Sure, but it’s not trivial to implement: FreeRTOS-MPU - ARM Cortex-M3 and ARM Cortex-M4 Memory Protection Unit support in FreeRTOS.

Also, this might be of interest: Cortex-M – Debugging runtime memory corruption.

carlk3 · March 19, 2021, 2:50pm

Checkout port_DRN.c at GitHub - DRNadler/FreeRTOS_helpers: Helpers for some common problems when using FreeRTOS, GCC, and newlib..

RAc · March 19, 2021, 5:48pm

well, ok. Now we are talking taste though about which there is nothing to debate…

I personally don’t like the idea of burning cycles for no other reason than gaining a little bit more error checking (even only in a debug scenario; if you activate this via #ifdef DEBUGVERSION, you gain differing runtime behavior which has its own problems). It potentially bloats the code significantly, sometimes very unintuitively - consider the code

void SomeFn(unsigned long p_Size)
{
    unsigned char[p_Size] = {0};
    ....
}

If you compile that for, say, an ARM Cortex, it may inline the function and generate unfolded code when the compiler can determine the size at compile time. You’d be surprised how much more footprint (-Ot) or execution time (-Os) that can cause , factually changing the runtime behavior…

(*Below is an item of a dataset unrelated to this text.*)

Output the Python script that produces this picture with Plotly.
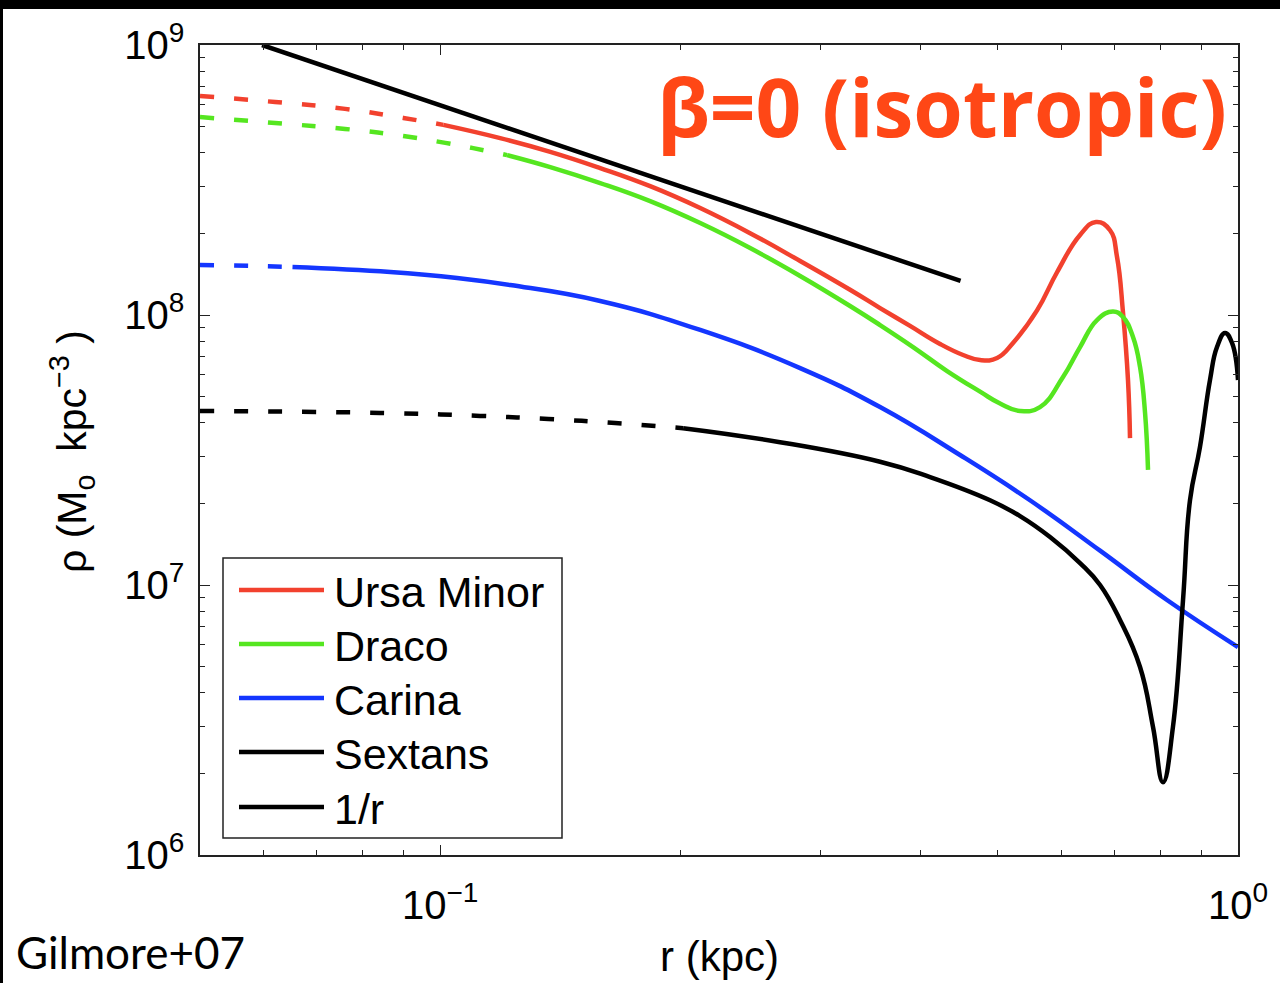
import plotly.graph_objects as go

# ---- density profiles rho(r) [M_sun kpc^-3], r in kpc ----
# inner extrapolations (dashed) and constrained range (solid)
umi_r_in = [0.0500, 0.0621, 0.0760, 0.0899, 0.1009]
umi_rho_in = [6.47e8, 6.15e8, 5.80e8, 5.37e8, 5.06e8]
umi_r = [0.1009, 0.1189, 0.1374, 0.1587, 0.1833, 0.2118, 0.2446, 0.2826, 0.3264,
         0.3559, 0.3881, 0.4232, 0.4523, 0.4750, 0.4989, 0.5224, 0.5599, 0.5932,
         0.6339, 0.6638, 0.6912, 0.7053, 0.7176, 0.7280, 0.7322]
umi_rho = [5.06e8, 4.52e8, 4.02e8, 3.50e8, 3.00e8, 2.49e8, 2.01e8, 1.585e8, 1.24e8,
           1.061e8, 9.11e7, 7.81e7, 7.11e7, 6.81e7, 6.93e7, 7.88e7, 1.04e8, 1.44e8,
           1.98e8, 2.21e8, 2.06e8, 1.64e8, 1.02e8, 5.74e7, 3.50e7]

dra_r_in = [0.0500, 0.0621, 0.0760, 0.0899, 0.1015, 0.1100, 0.1213]
dra_rho_in = [5.41e8, 5.14e8, 4.89e8, 4.60e8, 4.34e8, 4.15e8, 3.91e8]
dra_r = [0.1213, 0.1374, 0.1587, 0.1833, 0.2118, 0.2446, 0.2826, 0.3264, 0.3559,
         0.3915, 0.4319, 0.4750, 0.5032, 0.5331, 0.5647, 0.6035, 0.6339, 0.6657,
         0.6972, 0.7176, 0.7386, 0.7537, 0.7647, 0.7713]
dra_rho = [3.91e8, 3.53e8, 3.08e8, 2.64e8, 2.19e8, 1.77e8, 1.395e8, 1.08e8, 9.18e7,
           7.61e7, 6.20e7, 5.20e7, 4.70e7, 4.41e7, 4.56e7, 5.89e7, 7.61e7, 9.58e7,
           1.03e8, 9.83e7, 8.29e7, 6.42e7, 4.34e7, 2.67e7]

car_r_in = [0.0500, 0.0580, 0.0653]
car_rho_in = [1.532e8, 1.520e8, 1.506e8]
car_r = [0.0653, 0.0866, 0.1050, 0.1224, 0.1587, 0.2118, 0.2826, 0.3559, 0.4483,
         0.5486, 0.6716, 0.8147, 1.0]
car_rho = [1.506e8, 1.443e8, 1.371e8, 1.291e8, 1.127e8, 8.80e7, 6.36e7, 4.56e7,
           3.03e7, 2.06e7, 1.34e7, 8.80e6, 5.89e6]

sex_r_in = [0.0500, 0.0841, 0.1122, 0.1366, 0.1657, 0.2016]
sex_rho_in = [4.41e7, 4.34e7, 4.23e7, 4.12e7, 3.98e7, 3.81e7]
sex_r = [0.2016, 0.2667, 0.3559, 0.4112, 0.4889, 0.5331, 0.5813, 0.6339, 0.6716,
         0.7114, 0.7537, 0.7825, 0.8053, 0.8288, 0.8533, 0.8706, 0.8960, 0.9223,
         0.9412, 0.9632, 0.9829, 1.0]
sex_rho = [3.81e7, 3.38e7, 2.86e7, 2.51e7, 2.06e7, 1.80e7, 1.506e7, 1.206e7, 1.0e7,
           7.42e6, 4.97e6, 2.98e6, 1.86e6, 2.98e6, 8.80e6, 2.06e7, 3.24e7, 5.74e7,
           7.61e7, 8.58e7, 7.88e7, 5.74e7]

# reference cusp slope rho ~ 1/r
cusp_r = [0.0598, 0.449]
cusp_rho = [1.0e9, 1.337e8]

names = ["Ursa Minor", "Draco", "Carina", "Sextans", "1/r"]
colors = ["#F2412E", "#55E620", "#1436FF", "#000000", "#000000"]

LW = 4.5
DASH = "14px,20px"
SMOOTH = 1.3

fig = go.Figure()

series = [
    (umi_r_in, umi_rho_in, umi_r, umi_rho, colors[0]),
    (dra_r_in, dra_rho_in, dra_r, dra_rho, colors[1]),
    (car_r_in, car_rho_in, car_r, car_rho, colors[2]),
    (sex_r_in, sex_rho_in, sex_r, sex_rho, colors[3]),
]
for r_in, rho_in, r_out, rho_out, c in series:
    fig.add_trace(go.Scatter(x=r_in, y=rho_in, mode="lines", showlegend=False,
                             line=dict(color=c, width=LW, dash=DASH, shape="spline", smoothing=SMOOTH)))
    fig.add_trace(go.Scatter(x=r_out, y=rho_out, mode="lines", showlegend=False,
                             line=dict(color=c, width=LW, shape="spline", smoothing=SMOOTH)))

fig.add_trace(go.Scatter(x=cusp_r, y=cusp_rho, mode="lines", showlegend=False,
                         line=dict(color=colors[4], width=LW)))

AX = "#222222"
TICKFONT = dict(family="Liberation Sans", size=40, color="black")

# pixel -> paper helpers for layout decorations
L, R, T, B, W, H = 200, 42, 45, 128, 1280, 983
PW, PH = W - L - R, H - T - B


def px(x):
    return (x - L) / PW


def py(y):
    return (H - B - y) / PH


fig.update_xaxes(type="log", range=[-1.30103, 0],
                 tickvals=[0.1, 1], ticktext=["10<sup>−1</sup>", "10<sup>0</sup>"],
                 showline=True, linecolor=AX, linewidth=1.5, mirror="ticks",
                 ticks="inside", ticklen=10, tickwidth=1.2, tickcolor=AX,
                 minor=dict(ticks="inside", ticklen=5, tickwidth=1.2, tickcolor=AX,
                            dtick="D1", showgrid=False),
                 showgrid=False, zeroline=False, tickfont=TICKFONT,
                 ticklabelstandoff=14)
fig.update_yaxes(type="log", range=[6, 9],
                 tickvals=[1e6, 1e7, 1e8, 1e9],
                 ticktext=["10<sup>6</sup>", "10<sup>7</sup>", "10<sup>8</sup>", "10<sup>9</sup>"],
                 showline=True, linecolor=AX, linewidth=1.5, mirror="ticks",
                 ticks="inside", ticklen=10, tickwidth=1.2, tickcolor=AX,
                 minor=dict(ticks="inside", ticklen=5, tickwidth=1.2, tickcolor=AX,
                            dtick="D1", showgrid=False),
                 showgrid=False, zeroline=False, tickfont=TICKFONT,
                 ticklabelstandoff=6)

shapes = []
annotations = []

# legend box drawn by hand
shapes.append(dict(type="rect", xref="paper", yref="paper",
                   x0=px(223), x1=px(562), y0=py(838), y1=py(558),
                   line=dict(color="#222222", width=1.5), fillcolor="white", layer="above"))
entry_y = [590, 644, 698, 752, 807]
for name, c, yy in zip(names, colors, entry_y):
    shapes.append(dict(type="line", xref="paper", yref="paper",
                       x0=px(239), x1=px(324), y0=py(yy), y1=py(yy),
                       line=dict(color=c, width=LW), layer="above"))
    annotations.append(dict(text=name, xref="paper", yref="paper",
                            x=px(332), y=py(yy + 2), xanchor="left", yanchor="middle",
                            showarrow=False,
                            font=dict(family="Liberation Sans", size=43, color="black")))

# frame bands along the top and left edges
shapes.append(dict(type="rect", xref="paper", yref="paper", x0=-0.3, x1=1.2,
                   y0=py(9), y1=py(-20), line=dict(width=0), fillcolor="black", layer="above"))
shapes.append(dict(type="rect", xref="paper", yref="paper", x0=px(-20), x1=px(3),
                   y0=-0.3, y1=1.2, line=dict(width=0), fillcolor="black", layer="above"))

# axis titles
annotations.append(dict(text="r (kpc)", xref="paper", yref="paper", x=0.5, y=py(956),
                        xanchor="center", yanchor="middle", showarrow=False,
                        font=dict(family="Liberation Sans", size=42, color="black")))
annotations.append(dict(text="ρ (M<sub>o</sub>  kpc<sup>−3</sup> )", xref="paper", yref="paper",
                        x=px(72), y=py(452), xanchor="center", yanchor="middle",
                        textangle=-90, showarrow=False,
                        font=dict(family="Liberation Sans", size=41, color="black")))

# panel label and citation
annotations.append(dict(text="<b>β=0 (isotropic)</b>", xref="paper", yref="paper",
                        x=px(1229), y=py(106), xanchor="right", yanchor="middle",
                        showarrow=False,
                        font=dict(family="Open Sans", size=80, color="#FF4716")))
annotations.append(dict(text="Gilmore+07", xref="paper", yref="paper",
                        x=px(14), y=py(952), xanchor="left", yanchor="middle",
                        showarrow=False,
                        font=dict(family="Lato", size=44, color="black")))

fig.update_layout(width=W, height=H, autosize=False,
                  margin=dict(l=L, r=R, t=T, b=B),
                  paper_bgcolor="white", plot_bgcolor="white",
                  showlegend=False, shapes=shapes, annotations=annotations)

fig.write_html("out.html")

Also, can you think of a technique to catch the following?

void SomeFn(void)
{
    CustomCppObject l_TempObject;
    ...
}

Yet again, this is leading off the original issue, and it’s about coding technique preferences where there is no ultimate good or bad.

carlk3 · March 19, 2021, 6:53pm

One way would be to take care of initialization in the default constructor, perhaps in the initializer list.